Fallacy Eight: The network is homogeneous

The term homogeneous refers to a group of things that are the same or similar in nature. When speaking of a network, it is sometimes convenient to imagine that the nodes and infrastructure are homogeneous and that the variation between components is minimal. The rise of automation and virtual networking helps to keep the variation within individual networks to a minimum, at least at the data center level. However, as you move beyond your data center to the public Internet you will quickly have to deal with any and every type of network between your application and an end user.

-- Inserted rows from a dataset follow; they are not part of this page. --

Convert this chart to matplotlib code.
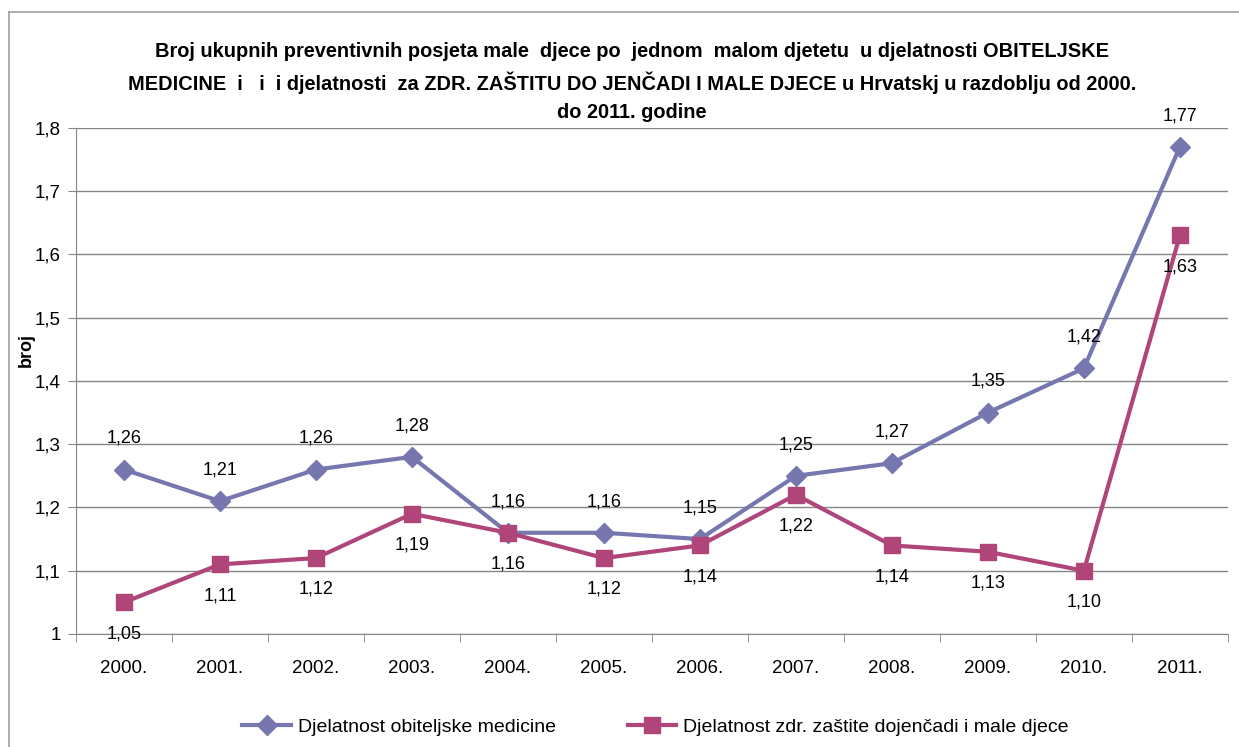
import matplotlib
matplotlib.use("Agg")
import matplotlib.pyplot as plt
from matplotlib.lines import Line2D
from matplotlib.ticker import FuncFormatter, FixedLocator

years = ["2000.", "2001.", "2002.", "2003.", "2004.", "2005.",
         "2006.", "2007.", "2008.", "2009.", "2010.", "2011."]
obiteljska = [1.26, 1.21, 1.26, 1.28, 1.16, 1.16, 1.15, 1.25, 1.27, 1.35, 1.42, 1.77]
djecja = [1.05, 1.11, 1.12, 1.19, 1.16, 1.12, 1.14, 1.22, 1.14, 1.13, 1.10, 1.63]
yticks = [1.0, 1.1, 1.2, 1.3, 1.4, 1.5, 1.6, 1.7, 1.8]

title = ("Broj ukupnih preventivnih posjeta male  djece po  jednom  malom djetetu  u djelatnosti OBITELJSKE\n"
         "MEDICINE  i   i  i djelatnosti  za ZDR. ZAŠTITU DO JENČADI I MALE DJECE u Hrvatskj u razdoblju od 2000.\n"
         "do 2011. godine")

BLUE = "#7777B0"
PINK = "#B0457A"
GRID = "#868686"

plt.rcParams["font.family"] = ["Liberation Sans", "DejaVu Sans"]

fig = plt.figure(figsize=(12.39, 7.47), dpi=100)
ax = fig.add_axes([0.0613, 0.1513, 0.9297, 0.6774])

x = list(range(len(years)))
ax.plot(x, obiteljska, color=BLUE, lw=3, marker="D", ms=10, label="Djelatnost obiteljske medicine")
ax.plot(x, djecja, color=PINK, lw=3, marker="s", ms=11.5, label="Djelatnost zdr. zaštite dojenčadi i male djece")

def fmt2(v):
    return f"{v:.2f}".replace(".", ",")

# data labels: first series above the points, second below
for xi, v in zip(x, obiteljska):
    ax.annotate(fmt2(v), (xi, v), xytext=(0, 22.5), textcoords="offset points",
                ha="center", va="center", fontsize=13)
for xi, v in zip(x, djecja):
    ax.annotate(fmt2(v), (xi, v), xytext=(0, -22.5), textcoords="offset points",
                ha="center", va="center", fontsize=13)

ax.set_xlim(-0.5, len(years) - 0.5)
ax.set_ylim(1.0, 1.8)
ax.set_yticks(yticks)
ax.yaxis.set_major_formatter(FuncFormatter(
    lambda v, p: "1" if abs(v - 1) < 1e-9 else f"{v:.1f}".replace(".", ",")))
ax.set_xticks(x)
ax.set_xticklabels(years)
ax.xaxis.set_minor_locator(FixedLocator([i - 0.5 for i in range(len(years) + 1)]))
ax.tick_params(axis="x", which="major", length=0, pad=19, labelsize=13.5)
ax.tick_params(axis="x", which="minor", length=6, color=GRID, direction="out")
ax.tick_params(axis="y", length=6, color=GRID, labelsize=13.5, pad=5)

ax.grid(axis="y", color=GRID, lw=1)
ax.set_axisbelow(True)
for s in ["top", "right"]:
    ax.spines[s].set_visible(False)
for s in ["left", "bottom"]:
    ax.spines[s].set_color(GRID)

ax.set_ylabel("broj", fontsize=13, fontweight="bold")
ax.yaxis.set_label_coords(-0.036, 0.561)

fig.text(0.51, 0.89, title, ha="center", va="center", fontsize=14.4,
         fontweight="bold", linespacing=1.6)

fig.legend(loc="center", bbox_to_anchor=(0.529, 0.027), ncol=2, frameon=False,
           fontsize=14, handlelength=2.5, columnspacing=3.7, handletextpad=0.35)

# outer chart border (left and top edges visible)
fig.add_artist(Line2D([0.0073, 0.0073], [0, 0.984], color="#A0A0A0", lw=1.2, transform=fig.transFigure))
fig.add_artist(Line2D([0.0073, 1.0], [0.984, 0.984], color="#A0A0A0", lw=1.2, transform=fig.transFigure))

fig.savefig("out.png", dpi=100)
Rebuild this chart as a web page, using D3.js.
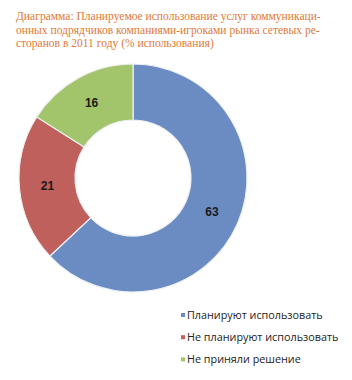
<!DOCTYPE html>
<html><head><meta charset="utf-8">
<script src="https://cdn.jsdelivr.net/npm/d3@7"></script>
<style>body{margin:0;background:#fff}</style>
</head><body>
<svg id="c" width="352" height="380"></svg>
<script>
const categories = ["Планируют использовать", "Не планируют использовать", "Не приняли решение"];
const values = [63, 21, 16];
const colors = ["#6A8CC3", "#C0605D", "#A2C46A"];
const titleLines = [
  "Диаграмма: Планируемое использование услуг коммуникаци-",
  "онных подрядчиков компаниями-игроками рынка сетевых ре-",
  "сторанов в 2011 году (% использования)"
];
const svg = d3.select("#c");
const tt = svg.append("g").selectAll("text").data(titleLines).join("text")
  .attr("x", 16).attr("y", (d,i)=>20+i*13.5)
  .attr("font-family","Liberation Serif").attr("font-size",12)
  .attr("fill","#E07A38")
  .text(d=>d);
// fit first line to the reference width
const w0 = tt.node().getComputedTextLength();
const fs = Math.min(12, 12 * 305 / w0);
tt.attr("font-size", fs);

const cx=133, cy=178, R=114, r=58;
const pie = d3.pie().sort(null).value(d=>d);
const arc = d3.arc().innerRadius(r).outerRadius(R);
const g = svg.append("g").attr("transform",`translate(${cx},${cy})`);
const arcs = pie(values);
g.selectAll("path").data(arcs).join("path")
  .attr("d",arc).attr("fill",(d,i)=>colors[i])
  .attr("stroke","#eef0f4").attr("stroke-width",1.2);
const lab = d3.arc().innerRadius((r+R)/2).outerRadius((r+R)/2);
g.selectAll("text").data(arcs).join("text")
  .attr("transform",d=>`translate(${lab.centroid(d)})`)
  .attr("text-anchor","middle").attr("dy","0.35em")
  .attr("font-family","Liberation Sans").attr("font-weight","bold").attr("font-size",12)
  .attr("fill","#1a1a1a").text(d=>d.data);

const lg = svg.append("g").attr("transform","translate(181,319)");
const item = lg.selectAll("g").data(categories).join("g")
  .attr("transform",(d,i)=>`translate(0,${i*22.2})`);
item.append("rect").attr("x",0).attr("y",-6).attr("width",4).attr("height",4)
  .attr("fill",(d,i)=>colors[i]);
item.append("text").attr("x",6).attr("y",0)
  .attr("font-family","Open Sans").attr("font-size",10.8).attr("fill","#222")
  .text(d=>d);
</script>
</body></html>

For example, if your application is running in Kubernetes with an Amazon Virtual Private Cloud you can likely treat your service to service network traffic as homogeneous. After all, that is the entire point of cloud computing turning compute and networking into fungible services. But consider your end user. They may be accessing your application using their mobile phone, and the actual journey between their phone and your application can cross multiple networks with unique configurations and capabilities at each one — the LTE network of the phone provider will have vastly different characteristics than the network supporting service to service traffic.

As a developer, we need to pay attention to variation within the network and how it affects application development and the end user experience


The eight fallacies of distributed systems were developed in the 1990’s, and it can be tempting to dismiss them as out of touch with modern software development. The rise of cloud computing, automation, and developers doing operations and administration (DevOps) helps minimize the impact of these fallacies, but it does not remove them completely — it is impossible to completely avoid the eight fallacies when running a distributed system or microservice architecture and the steps that have been taken to improve reliability and efficiency have been done to ameliorate, but not solve these fallacies.

In reality, we live in a networked society and it is rare that a useful system or service does not rely on the network in some capacity. It is therefore almost impossible to completely avoid the eight fallacies of distributed computing. However, we can try to take steps to minimize their impact on the systems we build and deploy each day.